The acquisition marks a rare decision by Check Point to buy, rather than build, its security technology. But in buying Sourcefire, Check Point may be reacting to pressure as networking giants such as Cisco Systems and Juniper Networks, as well as software giant Microsoft, focus more and more on security.

Under the deal, Check Point will pay $225 million in cash and assume Sourcefire's stock option plan. The deal is expected to close in the first quarter of next year, pending shareholder and regulatory approval.

"Over the past two years, Check Point expanded its strategy from primarily offering perimeter gateway security solutions to provide a fully integrated architecture for perimeter, internal, Web and end-point security," Gil Shwed, Check Point chief executive, said in a statement. "The acquisition of Sourcefire is an important step in delivering this expanded strategy by enhancing our set of attack prevention intelligent technologies and providing the most comprehensive internal security solutions portfolio."

Sourcefire, a privately held company in Maryland, develops security appliances based on its Snort open-source intrusion prevention and detection technologies, and real-time network intrusion sensors.

More acquisitions on the way?
"We staffed the company to potentially be a standalone company, but the synergies with Check Point were so obvious," said Wayne Jackson, Sourcefire chief executive. "A combined company would have a lot more opportunities than a standalone company. This will give us an opportunity to leverage more than 2,000 channel partners...We have 100 channel partners."

Check Point expects Sourcefire will account for 6 percent to 8 percent of its overall revenues next year, Shwed said during an interview.
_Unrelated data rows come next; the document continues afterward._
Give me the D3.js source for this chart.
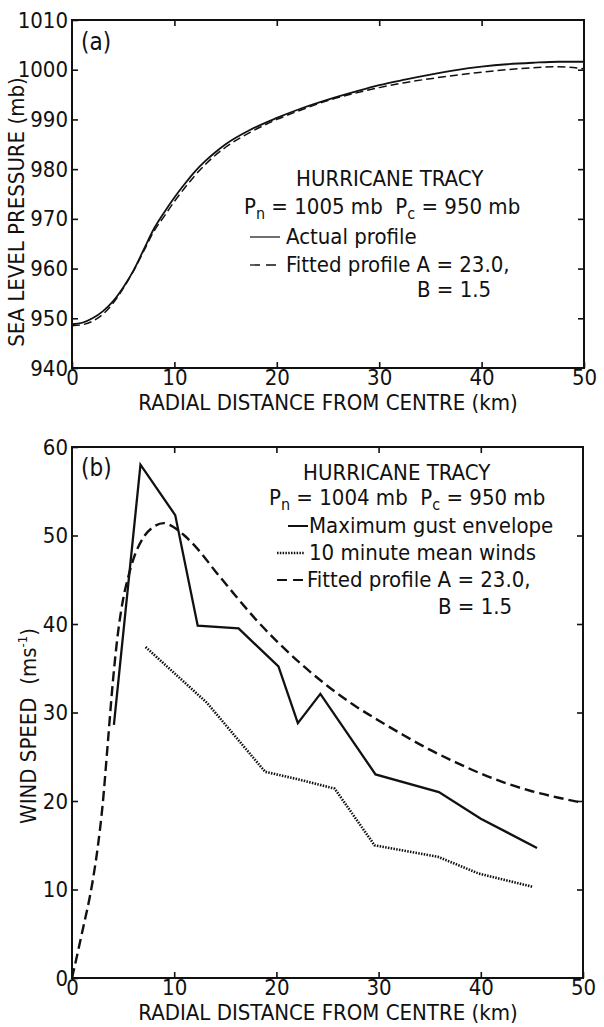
<!DOCTYPE html>
<html>
<head>
<meta charset="utf-8">
<script src="https://cdn.jsdelivr.net/npm/d3@7"></script>
<style>
  body { margin: 0; background: #fff; }
  svg text { font-family: "DejaVu Sans Condensed", "Liberation Sans Narrow", "Liberation Sans", sans-serif; fill: #111; white-space: pre; }
</style>
</head>
<body>
<div id="wrapper"></div>
<script>
// ---- data ----
// (a) sea level pressure profile
const pressureRadius = [0, 1, 2, 3, 4, 5, 6, 7, 8, 9, 10, 11, 12, 13, 14, 15, 17.5, 20, 22.5, 25, 27.5, 30, 32.5, 35, 37.5, 40, 42.5, 45, 47.5, 50]
const pressureActual = [948.8, 949.1, 950.0, 951.4, 953.4, 956.2, 959.6, 963.8, 968.0, 971.3, 974.3, 977.0, 979.5, 981.6, 983.4, 985.0, 988.0, 990.3, 992.3, 994.0, 995.5, 996.9, 998.0, 999.0, 999.9, 1000.6, 1001.1, 1001.4, 1001.6, 1001.6]
const pressureFitted = [948.5, 948.7, 949.4, 950.8, 953.0, 956.0, 959.5, 963.5, 967.5, 970.5, 973.5, 976.2, 978.7, 980.9, 982.8, 984.4, 987.5, 990.0, 992.0, 993.8, 995.2, 996.4, 997.4, 998.2, 998.9, 999.5, 1000.0, 1000.4, 1000.6, 1000.2]

// (b) wind speed profile
const gustRadius = [4.1, 6.7, 10.1, 12.3, 16.3, 20.2, 22.1, 24.3, 29.7, 35.9, 40.0, 45.5]
const gustSpeed = [28.6, 58.0, 52.3, 39.8, 39.5, 35.2, 28.8, 32.1, 23.0, 21.0, 18.0, 14.7]
const meanRadius = [7.2, 13.2, 18.9, 22.3, 25.7, 29.6, 35.8, 39.8, 45.1]
const meanSpeed = [37.4, 31.1, 23.3, 22.4, 21.4, 15.0, 13.7, 11.8, 10.3]
const fitRadius = [0, 1, 2, 2.5, 3, 3.5, 4, 4.5, 5, 5.5, 6, 7, 8, 9, 10, 11, 12.5, 14, 16, 18, 20, 22.5, 25, 27.5, 30, 32.5, 35, 37.5, 40, 42.5, 45, 47.5, 50]
const fitSpeed = [0, 5.2, 10.8, 14.6, 19.6, 26.5, 33.5, 39.0, 42.8, 45.3, 47.3, 49.8, 51.0, 51.4, 50.9, 50.0, 48.2, 46.0, 43.2, 40.5, 38.1, 35.4, 33.0, 30.9, 29.1, 27.4, 25.8, 24.4, 23.1, 22.0, 21.1, 20.4, 19.8]

const distanceTicks = [0, 10, 20, 30, 40, 50]
const pressureTicks = [940, 950, 960, 970, 980, 990, 1000, 1010]
const speedTicks = [0, 10, 20, 30, 40, 50, 60]

// ---- canvas ----
const width = 604
const height = 1027
const fontSize = 22

const svg = d3.select("#wrapper")
    .append("svg")
        .attr("width", width)
        .attr("height", height)

function drawFrame(g, xScale, yScale, w, h, yTicks) {
    // inward ticks on all four sides
    g.append("g")
        .call(d3.axisLeft(yScale).tickValues(yTicks).tickSize(-6).tickPadding(4).tickFormat(d3.format("d")))
    const bottom = g.append("g")
        .attr("transform", `translate(0,${h})`)
        .call(d3.axisBottom(xScale).tickValues(distanceTicks).tickSize(-6).tickPadding(4))
    g.append("g")
        .attr("transform", `translate(${w},0)`)
        .call(d3.axisRight(yScale).tickValues(yTicks.slice(1, -1)).tickSize(-6).tickFormat(""))
    g.append("g")
        .call(d3.axisTop(xScale).tickValues(distanceTicks.slice(1, -1)).tickSize(-6).tickFormat(""))

    g.selectAll(".domain").remove()
    g.selectAll(".tick line").attr("stroke", "#111").attr("stroke-width", 1.6)
    g.selectAll(".tick text")
        .attr("font-size", fontSize)
        .attr("font-family", null)
    bottom.selectAll(".tick text").attr("dy", "0.6em")

    g.append("rect")
        .attr("width", w)
        .attr("height", h)
        .attr("fill", "none")
        .attr("stroke", "#111")
        .attr("stroke-width", 2)
}

function legendLine(g, x1, x2, y, dash, sw) {
    g.append("line")
        .attr("x1", x1).attr("x2", x2)
        .attr("y1", y).attr("y2", y)
        .attr("stroke", "#111")
        .attr("stroke-width", sw)
        .attr("stroke-dasharray", dash)
}

function pressureLabel(g, x, y, pn) {
    const t = g.append("text").attr("x", x).attr("y", y).attr("font-size", fontSize)
    t.append("tspan").text("P")
    t.append("tspan").attr("font-size", 16).attr("dy", 5).text("n")
    t.append("tspan").attr("dy", -5).text(` = ${pn} mb  P`)
    t.append("tspan").attr("font-size", 16).attr("dy", 5).text("c")
    t.append("tspan").attr("dy", -5).text(" = 950 mb")
}

// ---- panel (a) ----
const a = { left: 72, top: 20, right: 584, bottom: 368 }
const aW = a.right - a.left
const aH = a.bottom - a.top
const boundsA = svg.append("g").attr("transform", `translate(${a.left},${a.top})`)

const xA = d3.scaleLinear().domain([0, 50]).range([0, aW])
const yA = d3.scaleLinear().domain([940, 1010]).range([aH, 0])

const pressureLine = d3.line()
    .x(d => xA(d[0]))
    .y(d => yA(d[1]))
    .curve(d3.curveMonotoneX)

boundsA.append("path")
    .attr("d", pressureLine(d3.zip(pressureRadius, pressureFitted)))
    .attr("fill", "none")
    .attr("stroke", "#111")
    .attr("stroke-width", 1.5)
    .attr("stroke-dasharray", "8,4")
boundsA.append("path")
    .attr("d", pressureLine(d3.zip(pressureRadius, pressureActual)))
    .attr("fill", "none")
    .attr("stroke", "#111")
    .attr("stroke-width", 1.8)

drawFrame(boundsA, xA, yA, aW, aH, pressureTicks)

svg.append("text").attr("x", 81).attr("y", 50).attr("font-size", 24).text("(a)")
svg.append("text").attr("x", 296).attr("y", 186).attr("font-size", fontSize).text("HURRICANE TRACY")
pressureLabel(svg, 244, 214, 1005)
legendLine(svg, 250, 280, 237, null, 1.2)
svg.append("text").attr("x", 286).attr("y", 244).attr("font-size", fontSize).text("Actual profile")
legendLine(svg, 250, 282, 265, "10,6", 1.3)
svg.append("text").attr("x", 286).attr("y", 272).attr("font-size", fontSize).text("Fitted profile A = 23.0,")
svg.append("text").attr("x", 417).attr("y", 297).attr("font-size", fontSize).text("B = 1.5")

svg.append("text")
    .attr("transform", "rotate(-90)")
    .attr("x", -212)
    .attr("y", 24)
    .attr("text-anchor", "middle")
    .attr("font-size", fontSize)
    .text("SEA LEVEL PRESSURE (mb)")
svg.append("text")
    .attr("x", 328)
    .attr("y", 410)
    .attr("text-anchor", "middle")
    .attr("font-size", fontSize)
    .text("RADIAL DISTANCE FROM CENTRE (km)")

// ---- panel (b) ----
const b = { left: 72, top: 447, right: 583, bottom: 978 }
const bW = b.right - b.left
const bH = b.bottom - b.top
const boundsB = svg.append("g").attr("transform", `translate(${b.left},${b.top})`)

const xB = d3.scaleLinear().domain([0, 50]).range([0, bW])
const yB = d3.scaleLinear().domain([0, 60]).range([bH, 0])

const windLine = d3.line()
    .x(d => xB(d[0]))
    .y(d => yB(d[1]))
const windCurve = d3.line()
    .x(d => xB(d[0]))
    .y(d => yB(d[1]))
    .curve(d3.curveMonotoneX)

boundsB.append("path")
    .attr("d", windCurve(d3.zip(fitRadius, fitSpeed)))
    .attr("fill", "none")
    .attr("stroke", "#111")
    .attr("stroke-width", 2.4)
    .attr("stroke-dasharray", "10,5")
boundsB.append("path")
    .attr("d", windLine(d3.zip(meanRadius, meanSpeed)))
    .attr("fill", "none")
    .attr("stroke", "#111")
    .attr("stroke-width", 2.6)
    .attr("stroke-dasharray", "1.5,1.3")
boundsB.append("path")
    .attr("d", windLine(d3.zip(gustRadius, gustSpeed)))
    .attr("fill", "none")
    .attr("stroke", "#111")
    .attr("stroke-width", 2.3)

drawFrame(boundsB, xB, yB, bW, bH, speedTicks)

svg.append("text").attr("x", 81).attr("y", 476).attr("font-size", 24).text("(b)")
svg.append("text").attr("x", 303).attr("y", 480).attr("font-size", fontSize).text("HURRICANE TRACY")
pressureLabel(svg, 269, 505, 1004)
legendLine(svg, 288, 308, 526, null, 2)
svg.append("text").attr("x", 309).attr("y", 533).attr("font-size", fontSize).text("Maximum gust envelope")
legendLine(svg, 277, 305, 553, "1.5,1.3", 2.6)
svg.append("text").attr("x", 309).attr("y", 560).attr("font-size", fontSize).text("10 minute mean winds")
legendLine(svg, 277, 304, 580, "10,6", 2)
svg.append("text").attr("x", 307).attr("y", 587).attr("font-size", fontSize).text("Fitted profile A = 23.0,")
svg.append("text").attr("x", 438).attr("y", 614).attr("font-size", fontSize).text("B = 1.5")

const yTitleB = svg.append("text")
    .attr("transform", "rotate(-90)")
    .attr("x", -726)
    .attr("y", 36)
    .attr("text-anchor", "middle")
    .attr("font-size", fontSize)
yTitleB.append("tspan").text("WIND SPEED  (ms")
yTitleB.append("tspan").attr("font-size", 13).attr("dy", -9).text("-1")
yTitleB.append("tspan").attr("dy", 9).text(")")

svg.append("text")
    .attr("x", 328)
    .attr("y", 1020)
    .attr("text-anchor", "middle")
    .attr("font-size", fontSize)
    .text("RADIAL DISTANCE FROM CENTRE (km)")
</script>
</body>
</html>
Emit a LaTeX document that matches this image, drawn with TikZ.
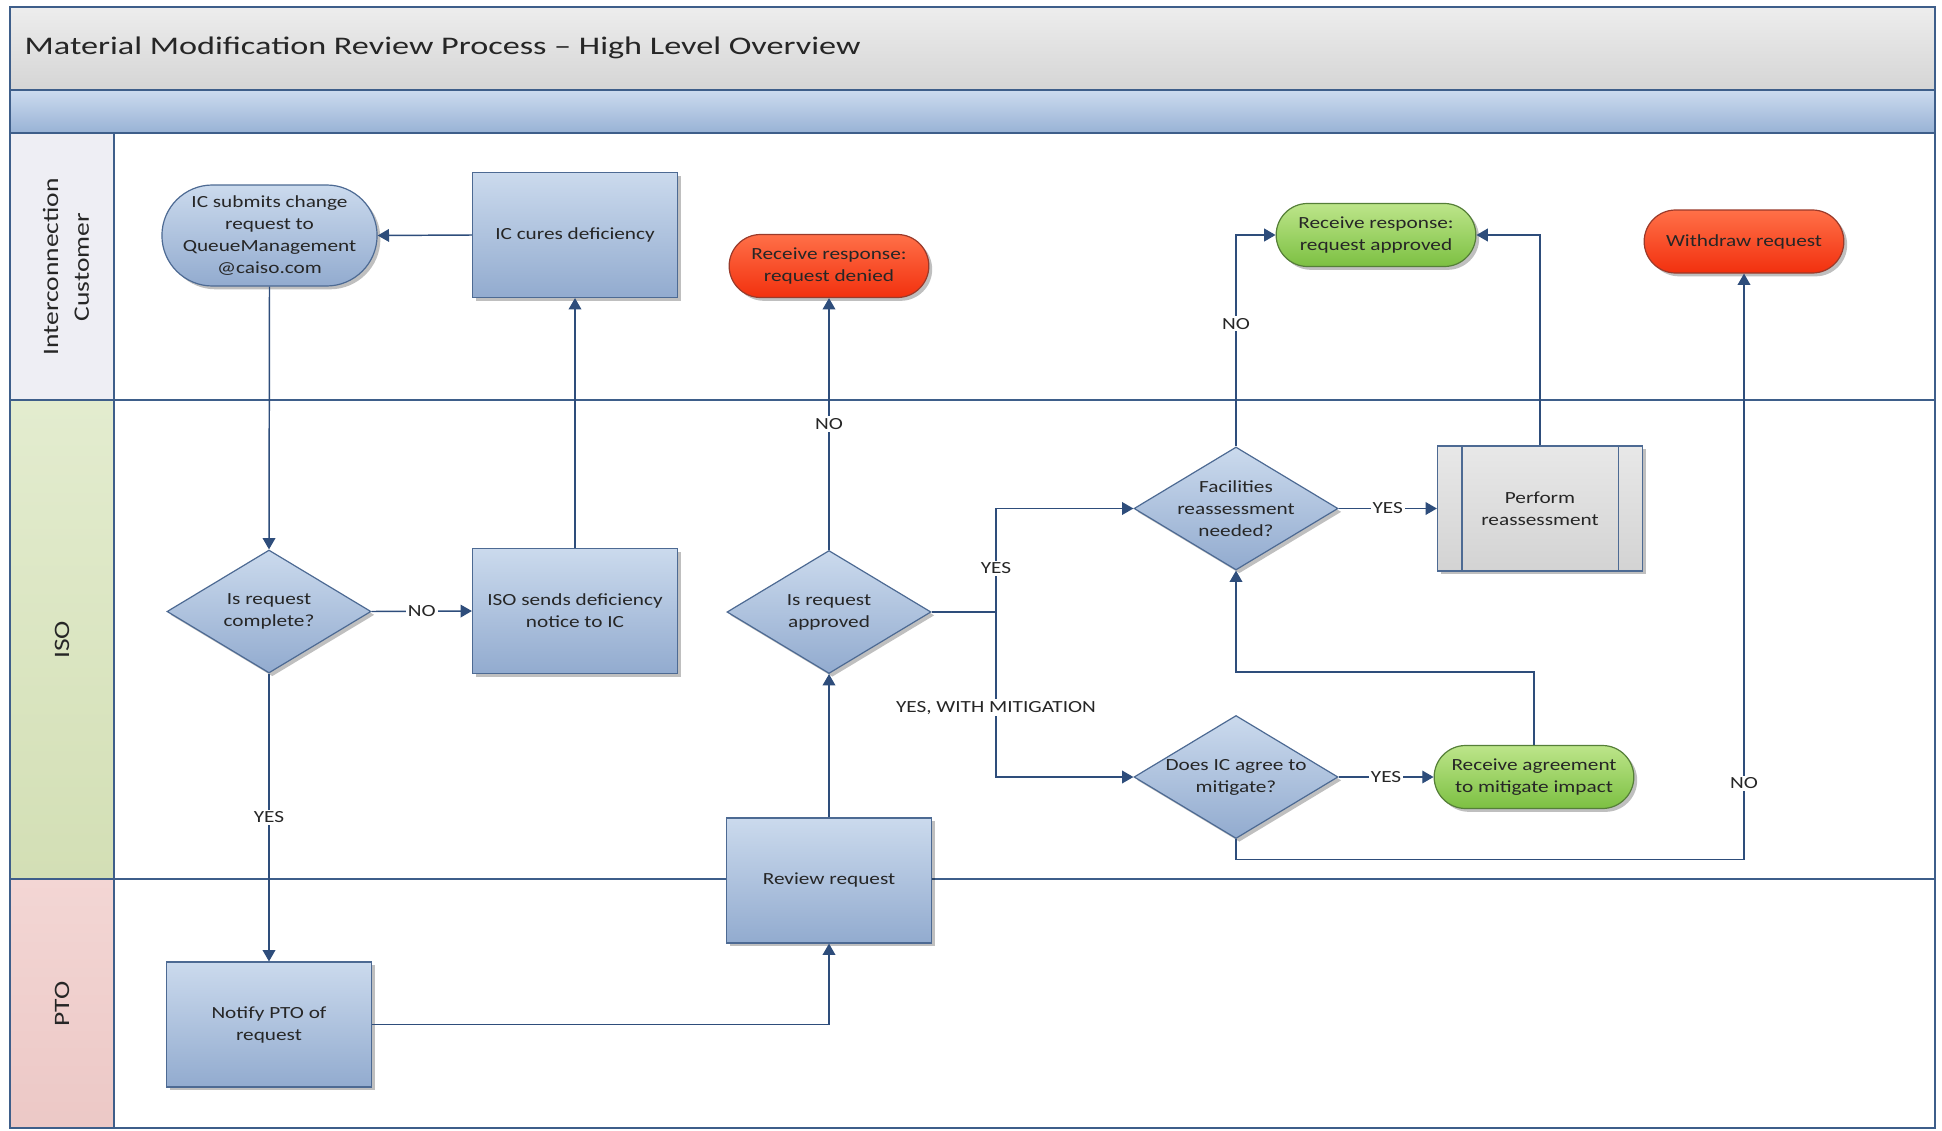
\documentclass[tikz,border=0pt]{standalone}
\usepackage{fontspec}
\setmainfont{Carlito}[FakeStretch=1.25]
\newfontfamily\mmtitlefamily{Carlito}[FakeStretch=1.35]
\usetikzlibrary{shapes.geometric,shapes.misc,arrows.meta,shadows,calc}
\definecolor{lineblue}{HTML}{2E4D7B}
\definecolor{frameblue}{HTML}{3E5E8A}
\definecolor{boxtop}{HTML}{CBDAED}
\definecolor{boxbot}{HTML}{92ABCF}
\definecolor{boxborder}{HTML}{4D6A93}
\definecolor{redtop}{HTML}{FF7048}
\definecolor{redbot}{HTML}{F2300E}
\definecolor{redborder}{HTML}{9A3A2A}
\definecolor{greentop}{HTML}{BDE58A}
\definecolor{greenbot}{HTML}{7CC042}
\definecolor{greenborder}{HTML}{557F38}
\definecolor{graytop}{HTML}{E8E8E8}
\definecolor{graybot}{HTML}{D3D3D3}
\definecolor{titletop}{HTML}{EDEDED}
\definecolor{titlebot}{HTML}{D5D5D5}
\definecolor{bandtop}{HTML}{CCDBEF}
\definecolor{bandbot}{HTML}{98B2D5}
\definecolor{icfill}{HTML}{EEEEF4}
\definecolor{isotop}{HTML}{E3ECCF}
\definecolor{isobot}{HTML}{D3DFB5}
\definecolor{ptotop}{HTML}{F3D6D4}
\definecolor{ptobot}{HTML}{ECC8C6}
\newcommand\mmnodefont{\fontsize{12.75pt}{16.5pt}\selectfont}
\newcommand\mmlanefont{\fontsize{16.5pt}{23pt}\selectfont}
\newcommand\mmtitlefont{\mmtitlefamily\fontsize{19pt}{23pt}\selectfont}
\begin{document}
\begin{tikzpicture}[x=0.75pt,y=-0.75pt,
  every node/.style={text=black!85},
  shad/.style={drop shadow={shadow xshift=2.5pt,shadow yshift=-2.5pt,fill=black,opacity=0.25}},
  proc/.style={rectangle,draw=boxborder,line width=0.9pt,top color=boxtop,bottom color=boxbot,
    minimum width=153.75pt,minimum height=93.75pt,align=center,font=\mmnodefont,inner sep=2pt,shad},
  decision/.style={diamond,draw=boxborder,line width=0.9pt,top color=boxtop,bottom color=boxbot,
    minimum width=153pt,minimum height=92.25pt,inner sep=0pt,aspect=1.66,shad},
  dtext/.style={align=center,font=\mmnodefont},
  term/.style={rounded rectangle,line width=0.9pt,minimum width=153.75pt,minimum height=47.25pt,
    align=center,font=\mmnodefont,inner sep=2pt,shad},
  redterm/.style={term,draw=redborder,top color=redtop,bottom color=redbot},
  greenterm/.style={term,draw=greenborder,top color=greentop,bottom color=greenbot},
  blueterm/.style={rounded rectangle,draw=boxborder,line width=0.9pt,top color=boxtop,bottom color=boxbot,
    minimum width=155.25pt,minimum height=75.75pt,align=center,font=\mmnodefont,inner sep=1pt,shad},
  subproc/.style={rectangle,draw=boxborder,line width=0.9pt,top color=graytop,bottom color=graybot,
    minimum width=153.75pt,minimum height=93.75pt,align=center,font=\mmnodefont,shad},
  conn/.style={draw=lineblue,line width=1.1pt,-{Triangle[length=8.5pt,width=9.5pt]}},
  lbl/.style={fill=white,inner sep=1.5pt,font=\mmnodefont},
  laneline/.style={draw=frameblue,line width=1.4pt},
]
\useasboundingbox (0,0) rectangle (1942,1131);
% background bands
\fill[top color=titletop,bottom color=titlebot] (10,7) rectangle (1935,90);
\fill[top color=bandtop,bottom color=bandbot] (10,90) rectangle (1935,133);
\fill[white] (114,133) rectangle (1935,1128);
\fill[icfill] (10,133) rectangle (114,400);
\fill[top color=isotop,bottom color=isobot] (10,400) rectangle (114,879);
\fill[top color=ptotop,bottom color=ptobot] (10,879) rectangle (114,1128);
\draw[laneline] (10,90) -- (1935,90);
\draw[laneline] (10,133) -- (1935,133);
\draw[laneline] (10,400) -- (1935,400);
\draw[laneline] (10,879) -- (1935,879);
\draw[laneline] (114,133) -- (114,1128);
\draw[laneline] (10,7) rectangle (1935,1128);
% title and lane labels
\node[anchor=west,font=\mmtitlefont] (title) at (20,48) {Material Modification Review Process – High Level Overview};
\node[rotate=90,align=center,font=\mmlanefont] (laneIC) at (66,267) {Interconnection\\Customer};
\node[rotate=90,font=\mmlanefont] (laneISO) at (62,640) {ISO};
\node[rotate=90,font=\mmlanefont] (lanePTO) at (62,1004) {PTO};
% nodes
\node[blueterm] (submit) at (269.5,235.5) {IC submits change\\request to\\QueueManagement\\@caiso.com};
\node[proc] (cures) at (575,235) {IC cures deficiency};
\node[redterm] (denied) at (829,266) {Receive response:\\request denied};
\node[greenterm] (approved) at (1376,235) {Receive response:\\request approved};
\node[redterm] (withdraw) at (1744,241.5) {Withdraw request};
\node[decision,label={[dtext]center:Is request\\complete?}] (complete) at (269,611.5) {};
\node[proc] (sends) at (575,611) {ISO sends deficiency\\notice to IC};
\node[decision,label={[dtext]center:Is request\\approved}] (isappr) at (829,612) {};
\node[decision,label={[dtext]center:Facilities\\reassessment\\needed?}] (facil) at (1236,508.5) {};
\node[subproc] (perform) at (1540,508.5) {Perform\\reassessment};
\draw[draw=boxborder,line width=0.9pt] ($(perform.north west)+(25,0)$) -- ($(perform.south west)+(25,0)$);
\draw[draw=boxborder,line width=0.9pt] ($(perform.north east)+(-25,0)$) -- ($(perform.south east)+(-25,0)$);
\node[decision,label={[dtext]center:Does IC agree to\\mitigate?}] (agree) at (1236,777) {};
\node[greenterm] (agreement) at (1534,777) {Receive agreement\\to mitigate impact};
\node[proc] (review) at (829,880.5) {Review request};
\node[proc] (notify) at (269,1024.5) {Notify PTO of\\request};
% connectors
\coordinate (split) at (996,612);
\draw[conn] (submit.south) -- (complete.north);
\draw[conn] (complete.east) -- node[lbl] {NO} (sends.west);
\draw[conn] (sends.north) -- (cures.south);
\draw[conn] (cures.west) -- (submit.east);
\draw[conn] (complete.south) -- node[lbl] {YES} (notify.north);
\draw[conn] (notify.east) -| (review.south);
\draw[conn] (review.north) -- (isappr.south);
\draw[conn] (isappr.north) -- node[lbl] {NO} (denied.south);
\draw[draw=lineblue,line width=1.1pt] (isappr.east) -- (split);
\draw[conn] (split) |- node[lbl,pos=0.21] {YES} (facil.west);
\draw[conn] (split) |- node[lbl,pos=0.29] {YES, WITH MITIGATION} (agree.west);
\draw[conn] (facil.east) -- node[lbl] {YES} (perform.west);
\draw[conn] (facil.north) |- node[lbl,pos=0.29] {NO} (approved.west);
\draw[conn] (perform.north) |- (approved.east);
\draw[conn] (agree.east) -- node[lbl] {YES} (agreement.west);
\draw[conn] (agreement.north) -- ++(0,-73) -| (facil.south);
\draw[conn] (agree.south) -- ++(0,20.5) -| node[lbl,pos=0.565] {NO} (withdraw.south);
\end{tikzpicture}
\end{document}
"Sourcefire fits right in with our portfolio of products and compliments them," Shwed said. "Over time, we want to offer a single integrated management product and then embed more and more joint technologies in each of the products."

He estimated it may take six to 12 months to offer an integrated management product.

Check Point, based in Israel, was previously slow to introduce new products and react to market changes, such as the addition of security appliances, until this past year, analysts have said. They have noted that Check Point generally prefers to build its own security technologies, rather than acquire companies, with one of the more notable exceptions being its Zone Labs acquisition in 2003.

Check Point may engage in more acquisitions in the future, but Shwed noted that the pool to choose from is very small.

"Very few companies can offer us added value and fit our needs, market reach and opportunity," Shwed said.

In addition to announcing the Sourcefire acquisition, Check Point issued a preliminary warning that its third-quarter revenue will fall in the low range of its revenue guidance given in July. Check Point expects to report revenue between $140 million and $141.5 million for the quarter, when it issues its quarterly results Oct. 28. Previously, the company's revenue range was $140 million to $150 million.

Check Point attributed the lower revenue figures to a summer slowdown.